I had an idea last night about how to redo the MMD distance calculations. It's easy to say that I was...affected by chromatic's post to the list awhile back about the inefficencies of the MMD system.
The current system loops over the function signature string to create a type tuple array PMC. This tuple is used with the list of possible candidates to calculate manhattan distances. Once all the distances are calculated, the list is sorted according to this distance and the "best" match (with the smallest distance) is returned.
I had an idea that using a Levinshtein distance on the signature string directly would prevent us the need to create tuples and then calculate a manhattan distance. Actualy, we could probably use a simple Hamming Distance for most cases, since we don't want to match transposed arguments or cases of incorrect argument numbers.
If I have some free tuits, I might throw together a prototype subclass of the MultiSub PMC to prove the idea works (and hopefully prove that it's a performance gain).
Why not use a low watermark algorithm to get the "best" match? Even if you need to keep track of all methods with the current "best" distance to break ties in the end, it seems sorting is unnecessary.

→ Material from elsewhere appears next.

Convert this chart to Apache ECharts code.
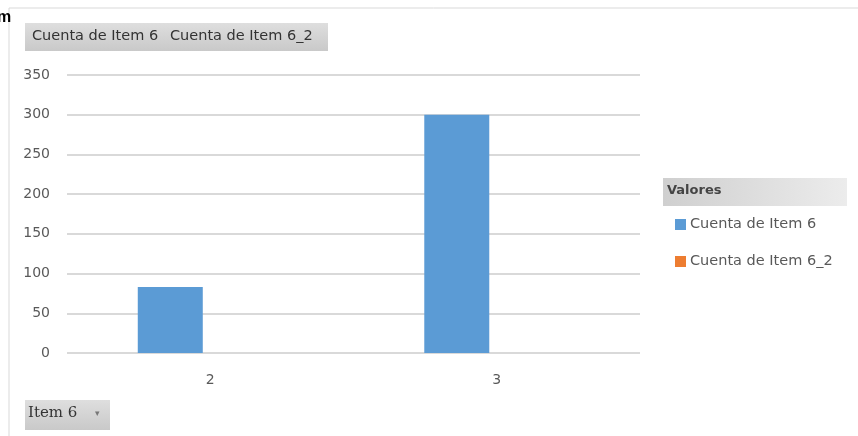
<!DOCTYPE html>
<html>
<head>
<meta charset="utf-8">
<script src="https://cdn.jsdelivr.net/npm/echarts@6/dist/echarts.min.js"></script>
<style>html,body{margin:0;padding:0;background:#fff}#c{width:858px;height:436px}</style>
</head>
<body>
<div id="c"></div>
<script>
const categories = ['2', '3'];
const seriesNames = ['Cuenta de Item 6', 'Cuenta de Item 6_2'];
const valuesItem6 = [83, 300];
const valuesItem6_2 = [0, 0];
const yTicks = { min: 0, max: 350, interval: 50 };

const font = '"DejaVu Sans", "Liberation Sans", sans-serif';
const chart = echarts.init(document.getElementById('c'));
const btnFill = new echarts.graphic.LinearGradient(0, 0, 0, 1, [
  { offset: 0, color: '#dedede' }, { offset: 1, color: '#c9c9c9' }
]);
chart.setOption({
  animation: false,
  grid: { left: 67, right: 218, top: 75, bottom: 83 },
  xAxis: {
    type: 'category', data: categories,
    axisLine: { show: false }, axisTick: { show: false },
    axisLabel: { color: '#595959', fontSize: 14, fontFamily: font, margin: 20 }
  },
  yAxis: {
    type: 'value', min: yTicks.min, max: yTicks.max, interval: yTicks.interval,
    axisLine: { show: false }, axisTick: { show: false },
    axisLabel: { color: '#595959', fontSize: 14, fontFamily: font, margin: 17 },
    splitLine: { lineStyle: { color: '#d9d9d9', width: 2 } }
  },
  legend: {
    orient: 'vertical', left: 670, top: 212, itemGap: 22,
    icon: 'rect', itemWidth: 11, itemHeight: 11, itemStyle: { borderWidth: 0 },
    textStyle: { color: '#595959', fontSize: 14.5, fontFamily: font, padding: [0, 0, 0, -1] },
    data: seriesNames
  },
  series: [
    { name: seriesNames[0], type: 'bar', data: valuesItem6, barWidth: 65, barGap: '23%',
      itemStyle: { color: '#5b9bd5' } },
    { name: seriesNames[1], type: 'bar', data: valuesItem6_2, barWidth: 65,
      itemStyle: { color: '#ed7d31' } }
  ],
  graphic: [
    { type: 'line', shape: { x1: 9, y1: 8, x2: 858, y2: 8 }, style: { stroke: '#d9d9d9', lineWidth: 1 } },
    { type: 'line', shape: { x1: 9, y1: 8, x2: 9, y2: 436 }, style: { stroke: '#d9d9d9', lineWidth: 1 } },
    { type: 'text', left: -3, top: 10, style: { text: 'm', fontSize: 16, fontWeight: 'bold', fill: '#000', fontFamily: '"Liberation Sans", sans-serif' } },
    { type: 'rect', shape: { x: 25, y: 23, width: 303, height: 28 }, style: { fill: btnFill } },
    { type: 'text', left: 32, top: 29, style: { text: 'Cuenta de Item 6', fontSize: 14.5, fill: '#333', fontFamily: font } },
    { type: 'text', left: 170, top: 29, style: { text: 'Cuenta de Item 6_2', fontSize: 14.5, fill: '#333', fontFamily: font } },
    { type: 'rect', shape: { x: 663, y: 178, width: 184, height: 28 },
      style: { fill: new echarts.graphic.LinearGradient(0, 0, 1, 0, [{ offset: 0, color: '#cfcfcf' }, { offset: 1, color: '#ececec' }]) } },
    { type: 'text', left: 667, top: 184, style: { text: 'Valores', fontSize: 13, fontWeight: 'bold', fill: '#444', fontFamily: font } },
    { type: 'rect', shape: { x: 25, y: 400, width: 85, height: 30 }, style: { fill: btnFill } },
    { type: 'text', left: 28, top: 406, style: { text: 'Item 6', fontSize: 15, fill: '#333', fontFamily: '"DejaVu Serif", serif' } },
    { type: 'text', left: 95, top: 409, style: { text: '▾', fontSize: 9, fill: '#777', fontFamily: font } }
  ]
});
</script>
</body>
</html>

Having never implemented a MMD myself, I am kind of curious how a string edit distance (Levenshtein or Hamming) could be used as a replacement to Manhattan distance. Could you provide a simple example?
Re:Why Sort?
Whiteknight on 2009-01-06T23:25:58
The Parrot MMD system used to sort the candidate list, but apparently (according to chromatic++) we don't anymore.
As to the ability of a Hamming distance to perform this duty, it's just a thought that I had. It may turn out to be untenable, but it's something I would like to try. As far as I understand the type tuple generation code, the tuple only contains the information that the signature string contains, with the addition of the PMC type.
For simple situations, we can take a string like "SS->I", and compare it to various candidates:
"PP->I" (distance = 2)
"PS->I" (distance = 1)
"NP->I" (distance = 2)Here, the "PS->I" candidate is the closest winner, and can easily handle an SS->I function call by autoboxing the first candidate to a String PMC.
Again, it's just an idle thought I had.